I mentioned weddings upthread. I have 2 sisters. Both are several years younger than I am. We all had a “similar style” of wedding…very nice, big church wedding, surf & turf, etc. However, by the time my youngest sister married, prices had all gone up. So what. We all got a “similar level” of wedding. My parents believed in providing a certain type of wedding for their D’s and that’s what they did. I know that my brothers never gave it another thought because the tradition was for parents to pay for girls. That said, when one brother married a less-affluent girl, my parents paid to help bring that wedding up to the level that we sisters had. My other 3 brothers didn’t care…they got their nice weddings.

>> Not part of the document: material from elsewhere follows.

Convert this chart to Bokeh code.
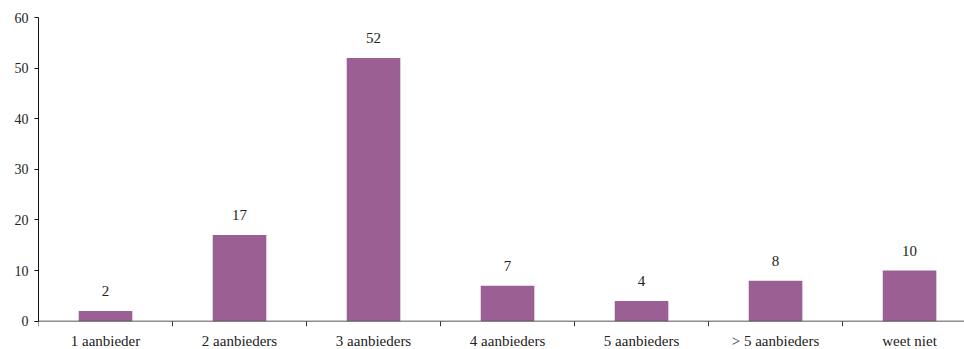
from bokeh.plotting import figure
from bokeh.models import Range1d, FixedTicker, ColumnDataSource, Span
from bokeh.core.properties import value
from bokeh.embed import file_html
from bokeh.resources import INLINE

# Number of providers per respondent (%)
categories = ["1 aanbieder", "2 aanbieders", "3 aanbieders", "4 aanbieders",
              "5 aanbieders", "> 5 aanbieders", "weet niet"]
percentages = [2, 17, 52, 7, 4, 8, 10]
y_ticks = [0, 10, 20, 30, 40, 50, 60]

FONT = "Liberation Serif"
BAR_COLOR = "#9b5f93"
TEXT_COLOR = "#222222"
AXIS_COLOR = "#555555"

n = len(categories)
centers = [i + 0.5 for i in range(n)]
bounds = list(range(n + 1))

bars = ColumnDataSource(dict(
    x=centers,
    y=percentages,
    label=[str(v) for v in percentages],
    cat=categories,
    base=[0] * n,
))

# The plot frame runs below zero so the category names can sit under
# the baseline; the y axis itself is bounded to 0..60.
p = figure(
    width=964, height=349,
    output_backend="svg", toolbar_location=None,
    x_range=Range1d(0, 6.91), y_range=Range1d(-5.6, 60),
    x_axis_location=None,
    min_border_left=38, min_border_right=0,
    min_border_top=17, min_border_bottom=0,
)
p.outline_line_color = None
p.grid.visible = False
p.background_fill_color = "white"
p.border_fill_color = "white"

p.vbar(x="x", top="y", width=0.4, source=bars,
       fill_color=BAR_COLOR, line_color=None)

# value labels above the bars
p.text(x="x", y="y", text="label", source=bars,
       text_align="center", text_baseline="middle", y_offset=-20,
       text_font=value(FONT), text_font_size="15px", text_color=TEXT_COLOR)

# category axis: baseline, boundary ticks and names
p.add_layout(Span(location=0, dimension="width",
                  line_color=AXIS_COLOR, line_width=1))
p.segment(x0=bounds, y0=[0] * (n + 1), x1=bounds, y1=[-1] * (n + 1),
          line_color="#333333", line_width=1)
p.text(x="x", y="base", text="cat", source=bars,
       text_align="center", text_baseline="middle", y_offset=20,
       text_font=value(FONT), text_font_size="15px", text_color=TEXT_COLOR)

# y axis
p.yaxis.bounds = (y_ticks[0], y_ticks[-1])
p.yaxis.ticker = FixedTicker(ticks=y_ticks)
p.yaxis.minor_tick_line_color = None
p.yaxis.major_tick_out = 4
p.yaxis.major_tick_in = 0
p.yaxis.axis_line_color = "#111111"
p.yaxis.major_tick_line_color = "#111111"
p.yaxis.major_label_standoff = 6
p.yaxis.major_label_text_font = FONT
p.yaxis.major_label_text_font_size = "14px"
p.yaxis.major_label_text_color = TEXT_COLOR

open("out.html", "w").write(file_html(p, INLINE))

I applaud @Pizzagirl for not being a little bothered by such extreme differences. Frankly, if I experienced an extreme upward income, I wouldn’t suddenly be buying Porsches for my younger child when my older child had to drive a modest car. Either I’d buy 2 nice cars and gift both kids, or I’d buy younger child a similar modest, but reliable car…and open trust funds for both kids. And I certainly would not do a lavish bday party for one without doing something for the other.
@Chardo The difference is just too big. Obviously you know there’s something odd about it; that’s why you made the thread. It’s when you know that there’s nothing funky that there’s no reason to question it.